Job as a hotel manager?! That's wicked awesome if you ask me. Instead of focusing on this "what if" disorder, pat yourself on the back and be proud of what you have just accomplished. For many people with DP/DR, it is difficult to even get a part time job at some retail store, so you're doing very well. You will NEVER just lose your mind or go crazy, believe me!

I felt the same way you do when I first started my first serious job, working on the oil rigs for a union, dealing with heavy machinery. I had all of these what ifs running through my mind, tormenting me. A few weeks passed and I realized hey, this isn't so bad. I was making good money, I was socializing every day, I kept my mind focused on my job instead of laying in bed worrying about the past/future. This is a very positive step you are taking in life, embrace it and let that positivity flourish.


----------



## KirstenG88 (Jan 9, 2015)

Thank you!

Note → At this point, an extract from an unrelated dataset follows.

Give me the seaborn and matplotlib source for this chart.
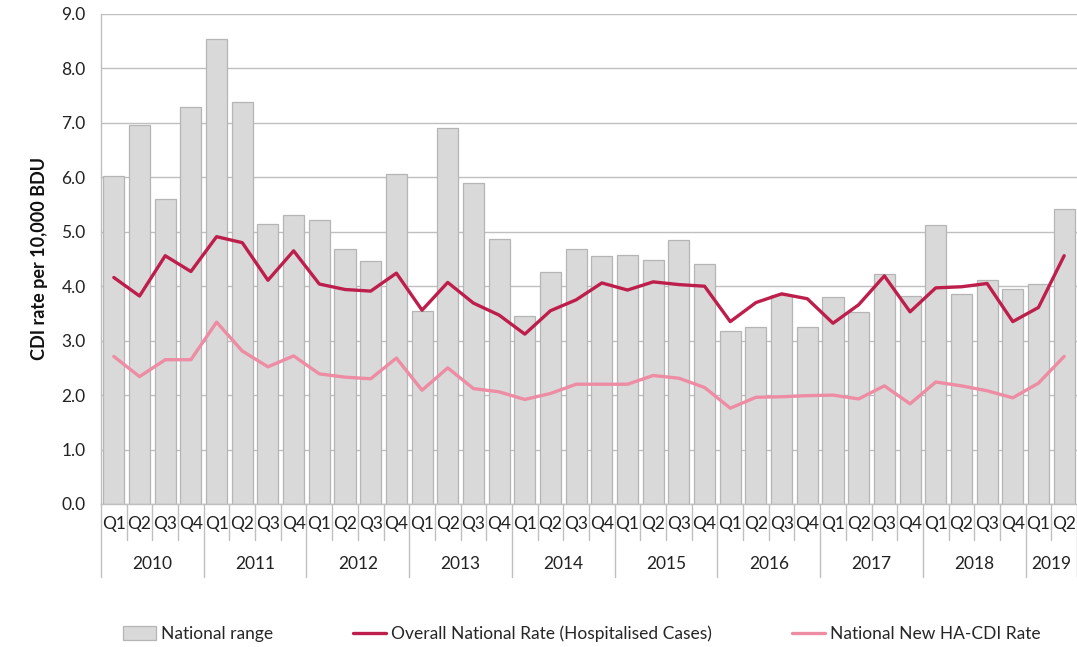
import numpy as np
import pandas as pd
import matplotlib
matplotlib.use("Agg")
import matplotlib.pyplot as plt
from matplotlib.patches import Patch
from matplotlib.lines import Line2D
import seaborn as sns

years = ["2010", "2011", "2012", "2013", "2014", "2015", "2016", "2017", "2018", "2019"]
quarters_per_year = [4, 4, 4, 4, 4, 4, 4, 4, 4, 2]
quarter_names = ["Q1", "Q2", "Q3", "Q4"]

national_range = [6.02, 6.97, 5.60, 7.30,
                  8.55, 7.38, 5.14, 5.30,
                  5.22, 4.68, 4.46, 6.07,
                  3.54, 6.90, 5.90, 4.86,
                  3.45, 4.26, 4.68, 4.55,
                  4.57, 4.48, 4.85, 4.40,
                  3.18, 3.25, 3.83, 3.25,
                  3.81, 3.53, 4.22, 3.82,
                  5.12, 3.85, 4.11, 3.94,
                  4.05, 5.42]
overall_rate = [4.16, 3.82, 4.56, 4.27,
                4.91, 4.80, 4.11, 4.65,
                4.04, 3.94, 3.91, 4.24,
                3.56, 4.07, 3.69, 3.47,
                3.12, 3.55, 3.75, 4.06,
                3.93, 4.08, 4.03, 4.00,
                3.35, 3.70, 3.86, 3.77,
                3.32, 3.66, 4.19, 3.53,
                3.97, 3.99, 4.05, 3.35,
                3.61, 4.56]
ha_cdi_rate = [2.71, 2.34, 2.65, 2.65,
               3.34, 2.81, 2.52, 2.72,
               2.39, 2.33, 2.30, 2.68,
               2.09, 2.50, 2.12, 2.06,
               1.92, 2.03, 2.20, 2.20,
               2.20, 2.36, 2.31, 2.14,
               1.76, 1.96, 1.97, 1.99,
               2.00, 1.93, 2.17, 1.84,
               2.24, 2.17, 2.08, 1.95,
               2.22, 2.71]

labels_q = []
labels_full = []
for y, nq in zip(years, quarters_per_year):
    for q in quarter_names[:nq]:
        labels_q.append(q)
        labels_full.append(f"{y} {q}")
n = len(labels_full)

df = pd.DataFrame({"period": labels_full, "idx": np.arange(n),
                   "range": national_range, "overall": overall_rate, "ha": ha_cdi_rate})

sns.set_theme(style="white")
plt.rcParams["font.family"] = ["Lato", "DejaVu Sans"]

fig = plt.figure(figsize=(10.77, 6.47), dpi=100)
ax = fig.add_axes([101 / 1077, 143 / 647, 976 / 1077, 490 / 647])

grid_c = "#bfbfbf"
ax.set_axisbelow(True)
ax.yaxis.grid(True, color=grid_c, linewidth=1.0)

sns.barplot(data=df, x="period", y="range", color="#d9d9d9", saturation=1,
            edgecolor="#b5b5b5", linewidth=0.9, width=0.82, ax=ax, zorder=2)
sns.lineplot(data=df, x="idx", y="overall", color="#be1e4b", linewidth=2.4, ax=ax, zorder=3)
sns.lineplot(data=df, x="idx", y="ha", color="#ee8ca4", linewidth=2.4, ax=ax, zorder=3)

ax.set_xlim(-0.5, n - 0.5)
ax.set_ylim(0, 9)
ax.set_yticks(np.arange(0, 9.01, 1.0))
ax.set_yticklabels([f"{v:.1f}" for v in np.arange(0, 9.01, 1.0)], fontsize=12.5, color="#222222")
ax.tick_params(axis="y", direction="out", length=5, width=1, color=grid_c, pad=6)

ax.set_xticks(np.arange(n))
ax.set_xticklabels(labels_q, fontsize=12.5, color="#222222")
ax.tick_params(axis="x", length=0, pad=9)
ax.set_xlabel("")
ax.set_ylabel("CDI rate per 10,000 BDU", fontsize=13, fontweight="bold", labelpad=10, color="#111111")

for s in ["top", "right"]:
    ax.spines[s].set_visible(False)
for s in ["left", "bottom"]:
    ax.spines[s].set_color(grid_c)
    ax.spines[s].set_linewidth(1.0)

# quarter and year separators below the axis
xt = ax.get_xaxis_transform()
short = -36 / 490
long_ = -73 / 490
start = 0
year_bounds = [0]
for nq in quarters_per_year:
    start += nq
    year_bounds.append(start)
for b in range(n + 1):
    is_year = b in year_bounds
    ax.plot([b - 0.5, b - 0.5], [0, long_ if is_year else short], transform=xt,
            color=grid_c, linewidth=1.0, clip_on=False)
for i, y in enumerate(years):
    mid = (year_bounds[i] + year_bounds[i + 1] - 1) / 2
    ax.text(mid, -60 / 490, y, transform=xt, ha="center", va="center",
            fontsize=12.5, color="#222222")

handles = [Patch(facecolor="#d9d9d9", edgecolor="#b5b5b5", linewidth=0.9),
           Line2D([0], [0], color="#be1e4b", linewidth=2.4),
           Line2D([0], [0], color="#ee8ca4", linewidth=2.4)]
leg_labels = ["National range", "Overall National Rate (Hospitalised Cases)", "National New HA-CDI Rate"]
fig.legend(handles, leg_labels, loc="center", bbox_to_anchor=(0.54, 1 - 634 / 647), ncol=3,
           frameon=False, fontsize=12.5, columnspacing=4.6, handlelength=1.9, handletextpad=0.3,
           handleheight=0.9)

fig.savefig("out.png", dpi=100)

Whenever I'm having my what if thoughts I try to get up, move around and actually be where I am. Be in the moment.. scratch the dogs, enjoy the view from my window, be grateful for what I do have.... harder said than done sometimes but it helps.Thanks for all the positive reassurance. Makes me feel much better!


----------



## Guest (Jan 15, 2015)

You'll do just great, if you ever need any reassurance come back, ,we'll be happy to help!

PS Danny, why are YOU saying Wicked awesome, you're not from my area of the US. ITS OUR THING, GOSH.


----------



## KirstenG88 (Jan 9, 2015)

Thank you! Here in Vermont we think things are WICKED awesome too!


----------